Given instruction => Your copy of the material below should match it exactly, except that it holds no pictures.

Supplied data =>
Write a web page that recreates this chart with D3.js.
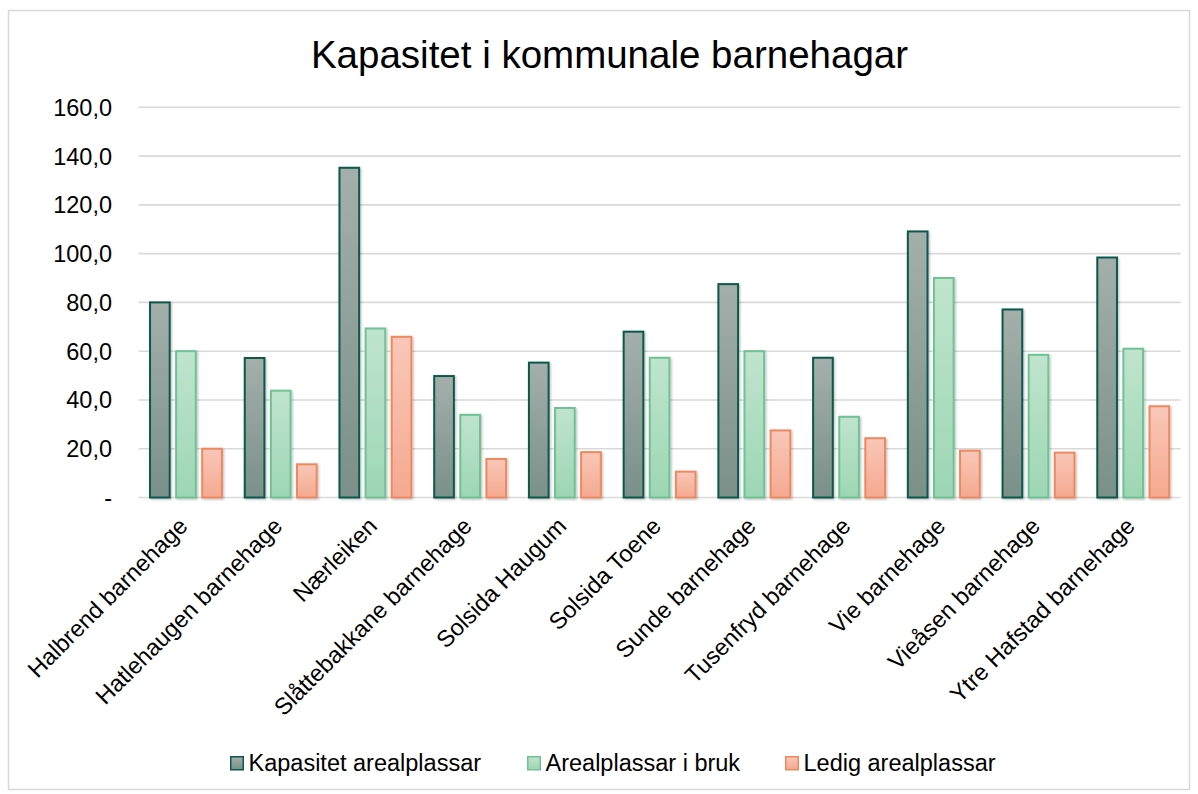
<!DOCTYPE html>
<html><head><meta charset="utf-8">
<script src="https://cdn.jsdelivr.net/npm/d3@7/dist/d3.min.js"></script>
<style>body{margin:0;background:#fff}svg{display:block}text{font-family:"Liberation Sans",Arial,sans-serif;fill:#000}</style>
</head><body>
<script>
const categories = ["Halbrend barnehage","Hatlehaugen barnehage","Nærleiken","Slåttebakkane barnehage","Solsida Haugum","Solsida Toene","Sunde barnehage","Tusenfryd barnehage","Vie barnehage","Vieåsen barnehage","Ytre Hafstad barnehage"];
const seriesNames = ["Kapasitet arealplassar","Arealplassar i bruk","Ledig arealplassar"];
const kapasitet = [80.0, 57.2, 135.2, 49.8, 55.3, 68.0, 87.5, 57.3, 109.1, 77.1, 98.4];
const iBruk     = [60.0, 43.8, 69.3, 33.9, 36.7, 57.3, 60.0, 33.1, 90.0, 58.5, 61.0];
const ledig     = [20.0, 13.6, 65.9, 15.8, 18.6, 10.6, 27.5, 24.3, 19.2, 18.4, 37.4];
const yTicks = [0,20,40,60,80,100,120,140,160];
const yTickLabels = ["-","20,0","40,0","60,0","80,0","100,0","120,0","140,0","160,0"];
const title = "Kapasitet i kommunale barnehagar";

const W=1198,H=794;
const svg=d3.select("body").append("svg").attr("width",W).attr("height",H);
const defs=svg.append("defs");
const styles=[
  {top:"#a4afab",bot:"#7a9089",stroke:"#0d584c"},
  {top:"#c0e4ce",bot:"#9dd6b4",stroke:"#6fc294"},
  {top:"#f9c7b8",bot:"#f5a990",stroke:"#ec8960"}
];
styles.forEach((s,i)=>{
  const g=defs.append("linearGradient").attr("id","g"+i).attr("x1",0).attr("y1",0).attr("x2",0).attr("y2",1);
  g.append("stop").attr("offset","0%").attr("stop-color",s.top);
  g.append("stop").attr("offset","100%").attr("stop-color",s.bot);
});
const f=defs.append("filter").attr("id","sh").attr("x","-20%").attr("y","-20%").attr("width","150%").attr("height","150%");
f.append("feDropShadow").attr("dx",1.2).attr("dy",1.2).attr("stdDeviation",1.3).attr("flood-color","#000").attr("flood-opacity",0.25);

svg.append("rect").attr("x",8.5).attr("y",10.5).attr("width",1181).attr("height",779).attr("fill","#fff").attr("stroke","#d9d9d9").attr("stroke-width",1.5);

svg.append("text").attr("x",609.5).attr("y",67.5).attr("text-anchor","middle").style("font-size","38.5px").text(title);

const x0=d3.scaleBand().domain(categories).range([138.6,1180.6]).paddingInner(0.22).paddingOuter(0.11);
const x1=d3.scaleBand().domain(seriesNames).range([0,x0.bandwidth()]).paddingInner(0.17);
const y=d3.scaleLinear().domain([0,160]).range([497.5,107.3]);

// gridlines
svg.append("g").selectAll("line").data(yTicks).join("line")
  .attr("x1",138.6).attr("x2",1180.6).attr("y1",d=>y(d)).attr("y2",d=>y(d))
  .attr("stroke","#d9d9d9").attr("stroke-width",1.6);

// y labels
svg.append("g").selectAll("text").data(yTicks).join("text")
  .attr("x",112).attr("y",d=>y(d)).attr("dy","0.36em").attr("text-anchor","end")
  .style("font-size","23.5px").text((d,i)=>yTickLabels[i]);

const seriesData=[kapasitet,iBruk,ledig];
seriesData.forEach((vals,si)=>{
  svg.append("g").selectAll("rect").data(vals).join("rect")
    .attr("x",(d,i)=>x0(categories[i])+x1(seriesNames[si])+1)
    .attr("width",x1.bandwidth()-2)
    .attr("y",d=>y(d))
    .attr("height",d=>y(0)-y(d))
    .attr("fill","url(#g"+si+")")
    .attr("stroke",styles[si].stroke).attr("stroke-width",2)
    .attr("filter","url(#sh)");
});

// x labels
svg.append("g").selectAll("text").data(categories).join("text")
  .attr("transform",d=>`translate(${x0(d)+x0.bandwidth()/2+3},${527.5}) rotate(-45)`)
  .attr("text-anchor","end")
  .style("font-size","23.5px").text(d=>d);

// legend
const legX=[230,527,785];
const lg=svg.append("g");
seriesNames.forEach((n,i)=>{
  lg.append("rect").attr("x",legX[i]+0.75).attr("y",756.75).attr("width",12.5).attr("height",13)
    .attr("fill","url(#g"+i+")").attr("stroke",styles[i].stroke).attr("stroke-width",1.5);
  lg.append("text").attr("x",legX[i]+18.5).attr("y",771).style("font-size","23.5px").text(n);
});
</script>
</body></html>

Finished answer =>
Write a web page that recreates this chart with D3.js.
<!DOCTYPE html>
<html><head><meta charset="utf-8">
<script src="https://cdn.jsdelivr.net/npm/d3@7/dist/d3.min.js"></script>
<style>body{margin:0;background:#fff}svg{display:block}text{font-family:"Liberation Sans",Arial,sans-serif;fill:#000}</style>
</head><body>
<script>
const categories = ["Halbrend barnehage","Hatlehaugen barnehage","Nærleiken","Slåttebakkane barnehage","Solsida Haugum","Solsida Toene","Sunde barnehage","Tusenfryd barnehage","Vie barnehage","Vieåsen barnehage","Ytre Hafstad barnehage"];
const seriesNames = ["Kapasitet arealplassar","Arealplassar i bruk","Ledig arealplassar"];
const kapasitet = [80.0, 57.2, 135.2, 49.8, 55.3, 68.0, 87.5, 57.3, 109.1, 77.1, 98.4];
const iBruk     = [60.0, 43.8, 69.3, 33.9, 36.7, 57.3, 60.0, 33.1, 90.0, 58.5, 61.0];
const ledig     = [20.0, 13.6, 65.9, 15.8, 18.6, 10.6, 27.5, 24.3, 19.2, 18.4, 37.4];
const yTicks = [0,20,40,60,80,100,120,140,160];
const yTickLabels = ["-","20,0","40,0","60,0","80,0","100,0","120,0","140,0","160,0"];
const title = "Kapasitet i kommunale barnehagar";

const W=1198,H=794;
const svg=d3.select("body").append("svg").attr("width",W).attr("height",H);
const defs=svg.append("defs");
const styles=[
  {top:"#a4afab",bot:"#7a9089",stroke:"#0d584c"},
  {top:"#c0e4ce",bot:"#9dd6b4",stroke:"#6fc294"},
  {top:"#f9c7b8",bot:"#f5a990",stroke:"#ec8960"}
];
styles.forEach((s,i)=>{
  const g=defs.append("linearGradient").attr("id","g"+i).attr("x1",0).attr("y1",0).attr("x2",0).attr("y2",1);
  g.append("stop").attr("offset","0%").attr("stop-color",s.top);
  g.append("stop").attr("offset","100%").attr("stop-color",s.bot);
});
const f=defs.append("filter").attr("id","sh").attr("x","-20%").attr("y","-20%").attr("width","150%").attr("height","150%");
f.append("feDropShadow").attr("dx",1.2).attr("dy",1.2).attr("stdDeviation",1.3).attr("flood-color","#000").attr("flood-opacity",0.25);

svg.append("rect").attr("x",8.5).attr("y",10.5).attr("width",1181).attr("height",779).attr("fill","#fff").attr("stroke","#d9d9d9").attr("stroke-width",1.5);

svg.append("text").attr("x",609.5).attr("y",67.5).attr("text-anchor","middle").style("font-size","38.5px").text(title);

const x0=d3.scaleBand().domain(categories).range([138.6,1180.6]).paddingInner(0.22).paddingOuter(0.11);
const x1=d3.scaleBand().domain(seriesNames).range([0,x0.bandwidth()]).paddingInner(0.17);
const y=d3.scaleLinear().domain([0,160]).range([497.5,107.3]);

// gridlines
svg.append("g").selectAll("line").data(yTicks).join("line")
  .attr("x1",138.6).attr("x2",1180.6).attr("y1",d=>y(d)).attr("y2",d=>y(d))
  .attr("stroke","#d9d9d9").attr("stroke-width",1.6);

// y labels
svg.append("g").selectAll("text").data(yTicks).join("text")
  .attr("x",112).attr("y",d=>y(d)).attr("dy","0.36em").attr("text-anchor","end")
  .style("font-size","23.5px").text((d,i)=>yTickLabels[i]);

const seriesData=[kapasitet,iBruk,ledig];
seriesData.forEach((vals,si)=>{
  svg.append("g").selectAll("rect").data(vals).join("rect")
    .attr("x",(d,i)=>x0(categories[i])+x1(seriesNames[si])+1)
    .attr("width",x1.bandwidth()-2)
    .attr("y",d=>y(d))
    .attr("height",d=>y(0)-y(d))
    .attr("fill","url(#g"+si+")")
    .attr("stroke",styles[si].stroke).attr("stroke-width",2)
    .attr("filter","url(#sh)");
});

// x labels
svg.append("g").selectAll("text").data(categories).join("text")
  .attr("transform",d=>`translate(${x0(d)+x0.bandwidth()/2+3},${527.5}) rotate(-45)`)
  .attr("text-anchor","end")
  .style("font-size","23.5px").text(d=>d);

// legend
const legX=[230,527,785];
const lg=svg.append("g");
seriesNames.forEach((n,i)=>{
  lg.append("rect").attr("x",legX[i]+0.75).attr("y",756.75).attr("width",12.5).attr("height",13)
    .attr("fill","url(#g"+i+")").attr("stroke",styles[i].stroke).attr("stroke-width",1.5);
  lg.append("text").attr("x",legX[i]+18.5).attr("y",771).style("font-size","23.5px").text(n);
});
</script>
</body></html>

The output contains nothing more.